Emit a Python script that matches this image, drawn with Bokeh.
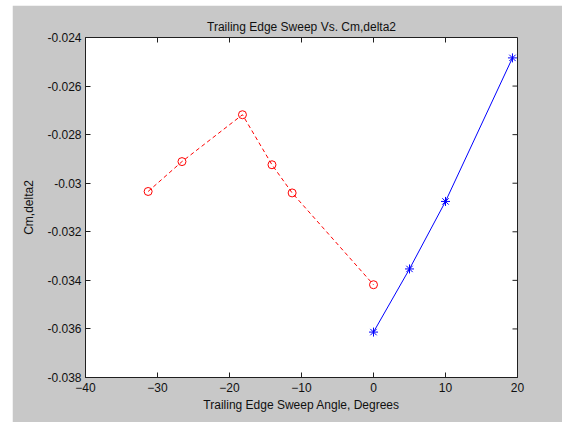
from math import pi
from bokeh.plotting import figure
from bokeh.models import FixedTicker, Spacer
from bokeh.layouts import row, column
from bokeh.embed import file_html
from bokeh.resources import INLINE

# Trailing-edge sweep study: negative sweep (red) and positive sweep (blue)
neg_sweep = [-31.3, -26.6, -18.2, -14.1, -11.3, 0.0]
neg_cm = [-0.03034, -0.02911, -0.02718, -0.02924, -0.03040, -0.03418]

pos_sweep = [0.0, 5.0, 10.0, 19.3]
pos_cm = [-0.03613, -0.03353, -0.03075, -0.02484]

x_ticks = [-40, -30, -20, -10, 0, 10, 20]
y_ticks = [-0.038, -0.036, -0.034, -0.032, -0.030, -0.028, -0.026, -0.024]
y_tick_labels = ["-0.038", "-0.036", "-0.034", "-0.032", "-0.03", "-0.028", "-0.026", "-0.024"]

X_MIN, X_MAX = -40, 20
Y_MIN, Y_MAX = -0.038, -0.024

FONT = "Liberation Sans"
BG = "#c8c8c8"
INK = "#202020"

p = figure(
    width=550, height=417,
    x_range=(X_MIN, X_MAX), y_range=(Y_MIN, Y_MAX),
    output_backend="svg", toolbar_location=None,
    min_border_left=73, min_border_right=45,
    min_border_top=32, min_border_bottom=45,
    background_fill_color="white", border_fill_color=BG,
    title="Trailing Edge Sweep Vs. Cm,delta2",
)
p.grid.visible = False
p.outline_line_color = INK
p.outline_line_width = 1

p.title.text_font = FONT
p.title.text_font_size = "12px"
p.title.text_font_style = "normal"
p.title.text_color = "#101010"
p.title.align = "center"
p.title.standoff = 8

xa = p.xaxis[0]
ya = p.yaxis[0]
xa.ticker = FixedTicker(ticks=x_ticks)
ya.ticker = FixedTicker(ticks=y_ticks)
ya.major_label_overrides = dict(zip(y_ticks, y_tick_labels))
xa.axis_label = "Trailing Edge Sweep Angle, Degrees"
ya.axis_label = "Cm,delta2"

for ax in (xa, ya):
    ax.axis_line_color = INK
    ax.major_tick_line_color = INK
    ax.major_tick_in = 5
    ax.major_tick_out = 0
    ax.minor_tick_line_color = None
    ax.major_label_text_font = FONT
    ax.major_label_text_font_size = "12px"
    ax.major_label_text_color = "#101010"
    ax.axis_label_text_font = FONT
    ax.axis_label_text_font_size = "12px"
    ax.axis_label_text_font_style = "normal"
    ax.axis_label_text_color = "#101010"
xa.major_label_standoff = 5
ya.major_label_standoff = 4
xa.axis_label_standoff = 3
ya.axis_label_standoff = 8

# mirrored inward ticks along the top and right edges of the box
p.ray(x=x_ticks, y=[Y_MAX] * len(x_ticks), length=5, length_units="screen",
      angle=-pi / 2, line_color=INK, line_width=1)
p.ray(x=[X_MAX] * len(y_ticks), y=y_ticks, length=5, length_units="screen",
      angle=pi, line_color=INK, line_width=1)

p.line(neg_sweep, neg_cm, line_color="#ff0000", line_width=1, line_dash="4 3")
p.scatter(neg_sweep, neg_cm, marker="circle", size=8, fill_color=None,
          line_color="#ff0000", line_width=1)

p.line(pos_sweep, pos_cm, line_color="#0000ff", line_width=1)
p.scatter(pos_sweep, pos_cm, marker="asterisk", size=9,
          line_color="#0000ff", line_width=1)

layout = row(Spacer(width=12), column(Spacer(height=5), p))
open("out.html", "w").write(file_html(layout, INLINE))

◆ ◆ ◆

■ **Stated exercise**:
Return only the lines from the start of the data through the line that contains "from bokeh.resources import INLINE", please, copying them exactly and omitting all pictures.

■ **The response**:
Emit a Python script that matches this image, drawn with Bokeh.
from math import pi
from bokeh.plotting import figure
from bokeh.models import FixedTicker, Spacer
from bokeh.layouts import row, column
from bokeh.embed import file_html
from bokeh.resources import INLINE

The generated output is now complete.